_The input_
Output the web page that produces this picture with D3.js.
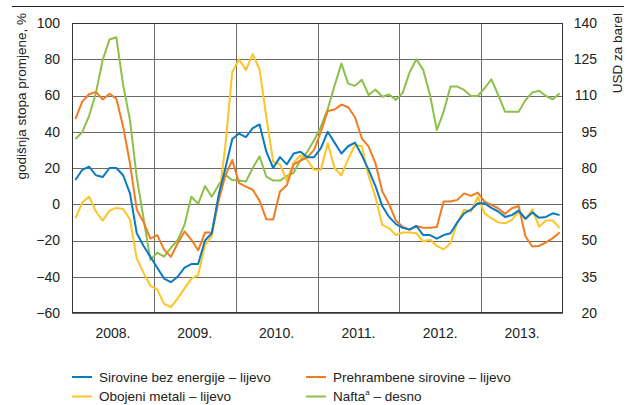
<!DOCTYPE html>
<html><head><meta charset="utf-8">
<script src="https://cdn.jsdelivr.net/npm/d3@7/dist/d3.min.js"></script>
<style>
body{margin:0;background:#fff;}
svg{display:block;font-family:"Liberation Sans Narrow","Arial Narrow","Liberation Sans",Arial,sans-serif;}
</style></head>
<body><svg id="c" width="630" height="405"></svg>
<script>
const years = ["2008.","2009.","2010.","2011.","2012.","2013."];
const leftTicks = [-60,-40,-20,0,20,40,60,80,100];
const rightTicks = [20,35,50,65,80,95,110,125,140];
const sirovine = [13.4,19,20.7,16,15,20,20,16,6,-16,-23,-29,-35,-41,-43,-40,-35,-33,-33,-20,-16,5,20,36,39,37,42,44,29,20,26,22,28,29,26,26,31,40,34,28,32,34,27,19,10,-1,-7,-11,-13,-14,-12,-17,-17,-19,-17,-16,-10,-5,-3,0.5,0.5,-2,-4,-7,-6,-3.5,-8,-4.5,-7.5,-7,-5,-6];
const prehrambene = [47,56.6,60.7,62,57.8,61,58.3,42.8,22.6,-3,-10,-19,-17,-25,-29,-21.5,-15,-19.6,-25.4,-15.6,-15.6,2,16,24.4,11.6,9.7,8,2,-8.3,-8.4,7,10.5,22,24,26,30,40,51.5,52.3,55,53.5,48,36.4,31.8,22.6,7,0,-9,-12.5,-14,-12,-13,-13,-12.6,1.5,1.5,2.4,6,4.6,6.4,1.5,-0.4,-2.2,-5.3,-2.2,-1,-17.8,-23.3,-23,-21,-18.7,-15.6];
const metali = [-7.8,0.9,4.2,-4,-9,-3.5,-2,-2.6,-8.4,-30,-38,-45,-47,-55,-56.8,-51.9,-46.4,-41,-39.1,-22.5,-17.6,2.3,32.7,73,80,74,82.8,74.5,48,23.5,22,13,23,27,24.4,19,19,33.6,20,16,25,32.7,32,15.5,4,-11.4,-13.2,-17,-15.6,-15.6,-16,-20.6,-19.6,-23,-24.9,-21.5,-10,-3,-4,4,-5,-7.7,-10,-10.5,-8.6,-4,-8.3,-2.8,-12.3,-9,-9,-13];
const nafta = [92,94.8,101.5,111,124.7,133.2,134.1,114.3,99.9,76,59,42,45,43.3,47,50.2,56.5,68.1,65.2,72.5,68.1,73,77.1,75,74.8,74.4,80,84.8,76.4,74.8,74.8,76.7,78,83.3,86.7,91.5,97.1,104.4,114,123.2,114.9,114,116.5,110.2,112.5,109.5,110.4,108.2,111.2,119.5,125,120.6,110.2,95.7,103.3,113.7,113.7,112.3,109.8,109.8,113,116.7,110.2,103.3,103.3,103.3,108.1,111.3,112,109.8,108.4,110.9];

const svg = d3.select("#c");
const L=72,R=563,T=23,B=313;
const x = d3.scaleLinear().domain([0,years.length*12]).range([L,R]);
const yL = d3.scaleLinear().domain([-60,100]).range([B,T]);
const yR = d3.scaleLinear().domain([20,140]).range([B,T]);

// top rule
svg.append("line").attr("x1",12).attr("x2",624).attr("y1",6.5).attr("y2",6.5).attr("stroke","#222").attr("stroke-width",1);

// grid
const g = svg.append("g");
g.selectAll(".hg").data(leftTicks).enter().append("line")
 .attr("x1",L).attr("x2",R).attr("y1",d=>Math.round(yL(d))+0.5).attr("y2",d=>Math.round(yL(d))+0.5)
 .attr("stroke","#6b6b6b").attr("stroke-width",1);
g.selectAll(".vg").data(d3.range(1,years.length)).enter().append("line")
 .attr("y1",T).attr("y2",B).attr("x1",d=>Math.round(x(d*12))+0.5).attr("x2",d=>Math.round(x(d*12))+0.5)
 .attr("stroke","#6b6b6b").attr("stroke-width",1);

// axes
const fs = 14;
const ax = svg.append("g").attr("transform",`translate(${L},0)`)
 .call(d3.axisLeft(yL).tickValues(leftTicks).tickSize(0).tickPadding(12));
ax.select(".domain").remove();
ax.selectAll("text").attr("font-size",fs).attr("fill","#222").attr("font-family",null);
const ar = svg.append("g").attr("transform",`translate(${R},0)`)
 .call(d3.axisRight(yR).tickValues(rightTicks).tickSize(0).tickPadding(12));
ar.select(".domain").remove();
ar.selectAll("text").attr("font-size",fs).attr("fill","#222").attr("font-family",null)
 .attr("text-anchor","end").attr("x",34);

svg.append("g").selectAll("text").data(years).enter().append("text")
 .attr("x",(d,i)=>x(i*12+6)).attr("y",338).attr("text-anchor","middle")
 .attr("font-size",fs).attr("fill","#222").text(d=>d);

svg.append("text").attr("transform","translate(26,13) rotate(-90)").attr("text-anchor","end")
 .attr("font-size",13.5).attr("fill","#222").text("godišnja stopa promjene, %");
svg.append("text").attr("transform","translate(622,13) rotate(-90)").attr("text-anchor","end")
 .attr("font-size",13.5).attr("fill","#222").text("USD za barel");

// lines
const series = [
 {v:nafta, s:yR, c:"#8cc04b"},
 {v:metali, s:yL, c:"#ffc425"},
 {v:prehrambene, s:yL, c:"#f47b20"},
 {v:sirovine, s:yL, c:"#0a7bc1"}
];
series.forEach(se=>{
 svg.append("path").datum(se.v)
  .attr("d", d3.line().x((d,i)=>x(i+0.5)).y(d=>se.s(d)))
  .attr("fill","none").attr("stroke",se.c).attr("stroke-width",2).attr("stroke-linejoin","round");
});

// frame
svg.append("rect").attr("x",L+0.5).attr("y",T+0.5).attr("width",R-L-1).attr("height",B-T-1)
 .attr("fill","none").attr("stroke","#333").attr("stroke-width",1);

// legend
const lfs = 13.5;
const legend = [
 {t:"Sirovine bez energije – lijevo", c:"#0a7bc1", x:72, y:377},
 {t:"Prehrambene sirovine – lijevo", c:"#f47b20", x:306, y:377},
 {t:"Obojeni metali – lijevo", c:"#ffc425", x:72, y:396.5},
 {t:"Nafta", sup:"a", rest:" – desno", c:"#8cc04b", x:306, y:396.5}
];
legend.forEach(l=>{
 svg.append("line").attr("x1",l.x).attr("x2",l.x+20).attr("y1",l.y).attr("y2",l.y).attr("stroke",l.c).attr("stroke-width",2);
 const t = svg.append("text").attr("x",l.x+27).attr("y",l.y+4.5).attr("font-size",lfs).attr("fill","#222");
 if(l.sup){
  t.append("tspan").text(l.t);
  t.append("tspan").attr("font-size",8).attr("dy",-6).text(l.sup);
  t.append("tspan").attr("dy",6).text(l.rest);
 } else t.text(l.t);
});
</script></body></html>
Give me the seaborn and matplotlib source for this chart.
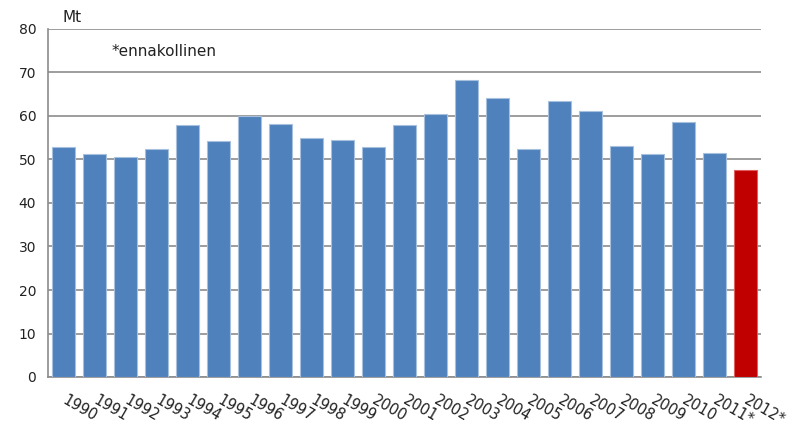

_To do_
Skip the pictures and transcribe the rest of the records exactly.

_Full answer_
Output the web page that produces this picture with D3.js.
<!DOCTYPE html>
<html><head><meta charset="utf-8">
<script src="https://cdn.jsdelivr.net/npm/d3@7/dist/d3.min.js"></script>
<style>
body{margin:0;background:#fff;}
svg{display:block;font-family:"Liberation Sans Narrow","Arial Narrow","Liberation Sans",Arial,sans-serif;}
</style></head>
<body><svg id="c" width="630" height="405"></svg>
<script>
const years = ["2008.","2009.","2010.","2011.","2012.","2013."];
const leftTicks = [-60,-40,-20,0,20,40,60,80,100];
const rightTicks = [20,35,50,65,80,95,110,125,140];
const sirovine = [13.4,19,20.7,16,15,20,20,16,6,-16,-23,-29,-35,-41,-43,-40,-35,-33,-33,-20,-16,5,20,36,39,37,42,44,29,20,26,22,28,29,26,26,31,40,34,28,32,34,27,19,10,-1,-7,-11,-13,-14,-12,-17,-17,-19,-17,-16,-10,-5,-3,0.5,0.5,-2,-4,-7,-6,-3.5,-8,-4.5,-7.5,-7,-5,-6];
const prehrambene = [47,56.6,60.7,62,57.8,61,58.3,42.8,22.6,-3,-10,-19,-17,-25,-29,-21.5,-15,-19.6,-25.4,-15.6,-15.6,2,16,24.4,11.6,9.7,8,2,-8.3,-8.4,7,10.5,22,24,26,30,40,51.5,52.3,55,53.5,48,36.4,31.8,22.6,7,0,-9,-12.5,-14,-12,-13,-13,-12.6,1.5,1.5,2.4,6,4.6,6.4,1.5,-0.4,-2.2,-5.3,-2.2,-1,-17.8,-23.3,-23,-21,-18.7,-15.6];
const metali = [-7.8,0.9,4.2,-4,-9,-3.5,-2,-2.6,-8.4,-30,-38,-45,-47,-55,-56.8,-51.9,-46.4,-41,-39.1,-22.5,-17.6,2.3,32.7,73,80,74,82.8,74.5,48,23.5,22,13,23,27,24.4,19,19,33.6,20,16,25,32.7,32,15.5,4,-11.4,-13.2,-17,-15.6,-15.6,-16,-20.6,-19.6,-23,-24.9,-21.5,-10,-3,-4,4,-5,-7.7,-10,-10.5,-8.6,-4,-8.3,-2.8,-12.3,-9,-9,-13];
const nafta = [92,94.8,101.5,111,124.7,133.2,134.1,114.3,99.9,76,59,42,45,43.3,47,50.2,56.5,68.1,65.2,72.5,68.1,73,77.1,75,74.8,74.4,80,84.8,76.4,74.8,74.8,76.7,78,83.3,86.7,91.5,97.1,104.4,114,123.2,114.9,114,116.5,110.2,112.5,109.5,110.4,108.2,111.2,119.5,125,120.6,110.2,95.7,103.3,113.7,113.7,112.3,109.8,109.8,113,116.7,110.2,103.3,103.3,103.3,108.1,111.3,112,109.8,108.4,110.9];

const svg = d3.select("#c");
const L=72,R=563,T=23,B=313;
const x = d3.scaleLinear().domain([0,years.length*12]).range([L,R]);
const yL = d3.scaleLinear().domain([-60,100]).range([B,T]);
const yR = d3.scaleLinear().domain([20,140]).range([B,T]);

// top rule
svg.append("line").attr("x1",12).attr("x2",624).attr("y1",6.5).attr("y2",6.5).attr("stroke","#222").attr("stroke-width",1);

// grid
const g = svg.append("g");
g.selectAll(".hg").data(leftTicks).enter().append("line")
 .attr("x1",L).attr("x2",R).attr("y1",d=>Math.round(yL(d))+0.5).attr("y2",d=>Math.round(yL(d))+0.5)
 .attr("stroke","#6b6b6b").attr("stroke-width",1);
g.selectAll(".vg").data(d3.range(1,years.length)).enter().append("line")
 .attr("y1",T).attr("y2",B).attr("x1",d=>Math.round(x(d*12))+0.5).attr("x2",d=>Math.round(x(d*12))+0.5)
 .attr("stroke","#6b6b6b").attr("stroke-width",1);

// axes
const fs = 14;
const ax = svg.append("g").attr("transform",`translate(${L},0)`)
 .call(d3.axisLeft(yL).tickValues(leftTicks).tickSize(0).tickPadding(12));
ax.select(".domain").remove();
ax.selectAll("text").attr("font-size",fs).attr("fill","#222").attr("font-family",null);
const ar = svg.append("g").attr("transform",`translate(${R},0)`)
 .call(d3.axisRight(yR).tickValues(rightTicks).tickSize(0).tickPadding(12));
ar.select(".domain").remove();
ar.selectAll("text").attr("font-size",fs).attr("fill","#222").attr("font-family",null)
 .attr("text-anchor","end").attr("x",34);

svg.append("g").selectAll("text").data(years).enter().append("text")
 .attr("x",(d,i)=>x(i*12+6)).attr("y",338).attr("text-anchor","middle")
 .attr("font-size",fs).attr("fill","#222").text(d=>d);

svg.append("text").attr("transform","translate(26,13) rotate(-90)").attr("text-anchor","end")
 .attr("font-size",13.5).attr("fill","#222").text("godišnja stopa promjene, %");
svg.append("text").attr("transform","translate(622,13) rotate(-90)").attr("text-anchor","end")
 .attr("font-size",13.5).attr("fill","#222").text("USD za barel");

// lines
const series = [
 {v:nafta, s:yR, c:"#8cc04b"},
 {v:metali, s:yL, c:"#ffc425"},
 {v:prehrambene, s:yL, c:"#f47b20"},
 {v:sirovine, s:yL, c:"#0a7bc1"}
];
series.forEach(se=>{
 svg.append("path").datum(se.v)
  .attr("d", d3.line().x((d,i)=>x(i+0.5)).y(d=>se.s(d)))
  .attr("fill","none").attr("stroke",se.c).attr("stroke-width",2).attr("stroke-linejoin","round");
});

// frame
svg.append("rect").attr("x",L+0.5).attr("y",T+0.5).attr("width",R-L-1).attr("height",B-T-1)
 .attr("fill","none").attr("stroke","#333").attr("stroke-width",1);

// legend
const lfs = 13.5;
const legend = [
 {t:"Sirovine bez energije – lijevo", c:"#0a7bc1", x:72, y:377},
 {t:"Prehrambene sirovine – lijevo", c:"#f47b20", x:306, y:377},
 {t:"Obojeni metali – lijevo", c:"#ffc425", x:72, y:396.5},
 {t:"Nafta", sup:"a", rest:" – desno", c:"#8cc04b", x:306, y:396.5}
];
legend.forEach(l=>{
 svg.append("line").attr("x1",l.x).attr("x2",l.x+20).attr("y1",l.y).attr("y2",l.y).attr("stroke",l.c).attr("stroke-width",2);
 const t = svg.append("text").attr("x",l.x+27).attr("y",l.y+4.5).attr("font-size",lfs).attr("fill","#222");
 if(l.sup){
  t.append("tspan").text(l.t);
  t.append("tspan").attr("font-size",8).attr("dy",-6).text(l.sup);
  t.append("tspan").attr("dy",6).text(l.rest);
 } else t.text(l.t);
});
</script></body></html>
Give me the seaborn and matplotlib source for this chart.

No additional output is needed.